Under Matthews’s watch, IPG and CRP (which was founded by his father, Curt Matthews, who retired as CEO at the end of 2015, and his mother, Linda Matthews, who stepped down as director in 2014) have grown significantly. Much of that growth has been fueled by major acquisitions, including InScribe Digital (in 2016), International Specialized Book Services (in 2018), and Midpoint Trade Books (in 2018). Together with its newest acquisition, IPG has quadrupled since Matthews, who started in 2006 as a sales rep, became CEO in January 2016. He has also doubled the number of clients, employees, and backlist. Currently, IPG has more than 1,000 clients across various services. Some are U.S. or U.K. only; some print or e-book only; and some on software subscription model only. The company has more than 400 employees and 150,000 SKUs.

One other advantage of the merger from Matthews’s perspective is that it will solve a multimillion-dollar problem: unauthorized competitors violating territory exclusivity by selling books in a geographic area where they don’t hold rights. “With this union,” he says, “we can have one contract with a publisher for the English-speaking world. And I won’t care how the books got there, because we will have made the first sale.”
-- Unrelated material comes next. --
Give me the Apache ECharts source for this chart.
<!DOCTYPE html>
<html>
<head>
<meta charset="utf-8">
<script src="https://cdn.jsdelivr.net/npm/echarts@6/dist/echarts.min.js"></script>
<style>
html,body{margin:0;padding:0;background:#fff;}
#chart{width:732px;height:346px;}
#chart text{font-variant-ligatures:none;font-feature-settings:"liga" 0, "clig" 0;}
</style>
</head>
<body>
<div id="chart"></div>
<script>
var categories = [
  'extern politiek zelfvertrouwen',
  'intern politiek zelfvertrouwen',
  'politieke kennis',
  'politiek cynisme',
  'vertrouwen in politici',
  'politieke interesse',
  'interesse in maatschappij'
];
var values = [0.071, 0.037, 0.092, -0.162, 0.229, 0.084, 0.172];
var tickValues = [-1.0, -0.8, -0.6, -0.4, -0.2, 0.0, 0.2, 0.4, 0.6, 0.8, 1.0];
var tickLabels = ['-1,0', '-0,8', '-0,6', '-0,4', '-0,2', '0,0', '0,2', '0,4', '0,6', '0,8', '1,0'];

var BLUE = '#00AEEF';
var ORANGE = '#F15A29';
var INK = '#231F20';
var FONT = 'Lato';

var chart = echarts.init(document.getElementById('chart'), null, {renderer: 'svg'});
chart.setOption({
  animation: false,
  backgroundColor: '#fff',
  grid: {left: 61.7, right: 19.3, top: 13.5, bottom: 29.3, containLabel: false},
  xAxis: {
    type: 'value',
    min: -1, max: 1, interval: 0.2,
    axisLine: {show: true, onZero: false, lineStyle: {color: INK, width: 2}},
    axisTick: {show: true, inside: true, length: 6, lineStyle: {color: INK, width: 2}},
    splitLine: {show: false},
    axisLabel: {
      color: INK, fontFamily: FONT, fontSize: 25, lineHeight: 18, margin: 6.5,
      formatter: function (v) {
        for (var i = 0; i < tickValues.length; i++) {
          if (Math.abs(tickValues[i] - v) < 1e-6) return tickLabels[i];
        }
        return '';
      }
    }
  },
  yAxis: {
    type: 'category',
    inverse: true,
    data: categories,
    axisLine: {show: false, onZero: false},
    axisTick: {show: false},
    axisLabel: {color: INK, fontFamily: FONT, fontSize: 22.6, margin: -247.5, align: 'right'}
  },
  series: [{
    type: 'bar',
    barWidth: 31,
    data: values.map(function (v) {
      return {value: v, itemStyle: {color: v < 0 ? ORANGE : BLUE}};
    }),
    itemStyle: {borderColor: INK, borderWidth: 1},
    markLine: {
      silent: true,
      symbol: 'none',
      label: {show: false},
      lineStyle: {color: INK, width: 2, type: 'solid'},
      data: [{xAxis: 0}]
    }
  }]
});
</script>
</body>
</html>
For Matthews, the acquisition is also a significant piece in IPG’s reinvention at a time of transition. “Online has taken a massive market share as a result of the pandemic,” he says. “In response to what’s happening with this shift toward online, this shift toward audiobook, this recent 13% growth in e-books, we’re becoming a much more global company to bring out the efficiencies of the scale we need.”

Other recent changes include replacing its commission reps with a 25-member in-house rep team in April. IPG continues to rely on commission gift reps. The Manda Group sells its list in Canada. Overall, IPG has a big sales team.
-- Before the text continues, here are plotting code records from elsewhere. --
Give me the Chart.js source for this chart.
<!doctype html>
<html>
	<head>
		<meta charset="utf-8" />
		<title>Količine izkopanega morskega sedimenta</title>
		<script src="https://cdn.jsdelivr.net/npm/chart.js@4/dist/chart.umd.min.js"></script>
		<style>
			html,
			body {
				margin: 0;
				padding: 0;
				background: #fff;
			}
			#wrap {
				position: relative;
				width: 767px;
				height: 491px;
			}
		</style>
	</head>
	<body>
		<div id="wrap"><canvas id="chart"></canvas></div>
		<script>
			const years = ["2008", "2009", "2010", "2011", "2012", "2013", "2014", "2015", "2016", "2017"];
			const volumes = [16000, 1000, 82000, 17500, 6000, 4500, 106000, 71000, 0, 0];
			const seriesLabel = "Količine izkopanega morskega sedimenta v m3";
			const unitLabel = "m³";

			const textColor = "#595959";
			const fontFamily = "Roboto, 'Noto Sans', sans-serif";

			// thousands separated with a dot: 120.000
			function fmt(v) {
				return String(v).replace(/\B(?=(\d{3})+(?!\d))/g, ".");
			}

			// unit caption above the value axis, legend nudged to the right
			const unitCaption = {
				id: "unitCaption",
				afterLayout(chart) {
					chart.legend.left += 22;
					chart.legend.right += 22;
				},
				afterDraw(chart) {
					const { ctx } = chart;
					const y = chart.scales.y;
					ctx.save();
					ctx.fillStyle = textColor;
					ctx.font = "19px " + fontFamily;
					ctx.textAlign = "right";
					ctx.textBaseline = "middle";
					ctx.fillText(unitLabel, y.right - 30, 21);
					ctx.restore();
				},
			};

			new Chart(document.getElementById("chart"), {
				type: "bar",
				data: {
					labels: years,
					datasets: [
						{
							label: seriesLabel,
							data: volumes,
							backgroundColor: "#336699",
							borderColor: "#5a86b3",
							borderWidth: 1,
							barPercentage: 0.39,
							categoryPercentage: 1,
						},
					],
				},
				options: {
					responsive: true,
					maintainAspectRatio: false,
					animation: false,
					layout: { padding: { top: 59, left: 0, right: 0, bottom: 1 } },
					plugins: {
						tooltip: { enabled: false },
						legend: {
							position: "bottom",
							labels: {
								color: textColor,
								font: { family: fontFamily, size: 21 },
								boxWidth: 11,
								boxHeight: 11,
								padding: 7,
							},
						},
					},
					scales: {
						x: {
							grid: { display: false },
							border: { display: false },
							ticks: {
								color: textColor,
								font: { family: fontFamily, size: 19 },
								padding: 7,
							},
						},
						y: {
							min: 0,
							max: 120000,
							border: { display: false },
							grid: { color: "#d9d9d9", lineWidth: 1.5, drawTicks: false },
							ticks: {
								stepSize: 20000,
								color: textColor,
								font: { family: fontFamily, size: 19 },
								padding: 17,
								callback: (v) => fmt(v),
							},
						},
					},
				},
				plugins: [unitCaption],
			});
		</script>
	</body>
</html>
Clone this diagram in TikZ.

“I remember one publisher saying that the #1 thing we want from our distributor is sales and the #2 thing we want is sales. So we’ve really focused on that,” Matthews says. “It’s really made a big difference, honestly, in all markets.”

In addition to a newly introduced analytics package, IPG will launch a joint venture with the royalty software company MetaComet Systems to provide statements on which every single figure in a summary page has all of the detail line items to roll up to that number. “That seems obvious,” Matthews says, “but I think we’re going to be the only distributor to offer that. It’s going to help publishers control expenses and understand deals and agreements better than they ever have before.”
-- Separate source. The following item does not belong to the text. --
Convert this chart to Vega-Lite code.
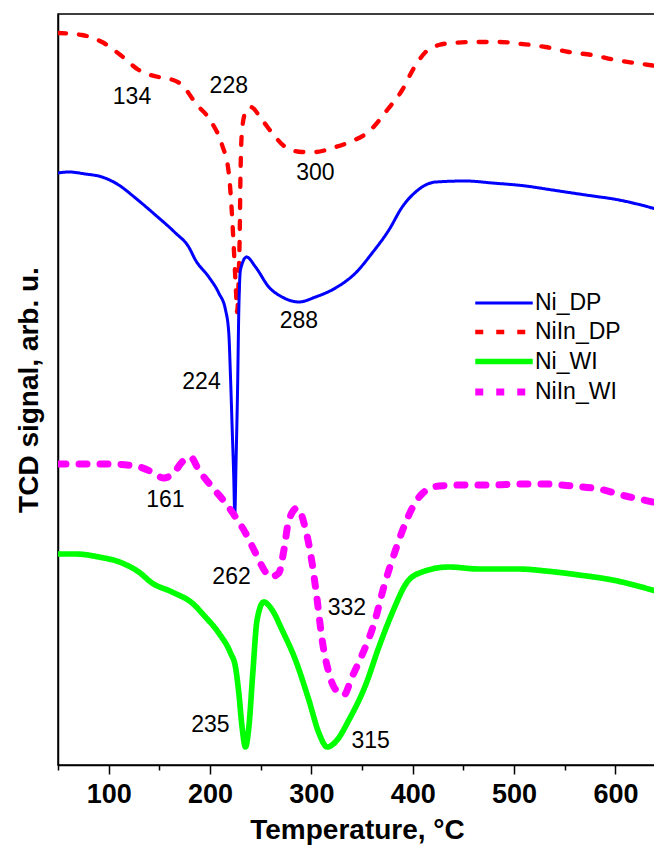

IPG continues to invest in its print facility, which it initially launched with Edwards Brothers Malloy in 2016. When the latter closed in 2018, IPG rehired the staff and upgraded the equipment. “We can produce twice as many books as we could one year ago, more than 100,000 books in a month,” Matthews says. “In the U.K., we have a partner called Printforce that has a print facility across the street from its warehouse.”

IPG also works with Amazon and Ingram on printing. “We’re not trying to consolidate all the volume we can into our own print facility,” Matthews says. “We’re trying to sell books.”

IPG’s Chicago warehouse has grown, too, and is nearly 250,000 sq. ft. after adding 20,000 sq. ft. in September. With an additional off-site facility where it parks pallets, IPG now has about 12 million units in hand, according to Matthews. Up in next year’s first quarter is the introduction of an audio pre-press product.

Also in 2022, Matthews is planning to announce major licensing deals for the publishing side of CRP, which began releasing its first Sports Illustrated books this year and will publish the 19th edition of Better Homes & Gardens’s classic plaid cookbook in 2022. Matthews considers licensing as “a multimillion-dollar business to be developed.”

Although some things have changed, IPG’s mission remains the same. “The reason why we exist in the first place,” Matthews says, “is still the reason why we exist today: the idea that an alliance of small publishers together can act like one big publisher. That’s it. We’re an alliance of little guys that looks like a big guy.” His hope is to be able to keep reinventing and maintaining the alliance so IPG will be here for another 50 years, or more.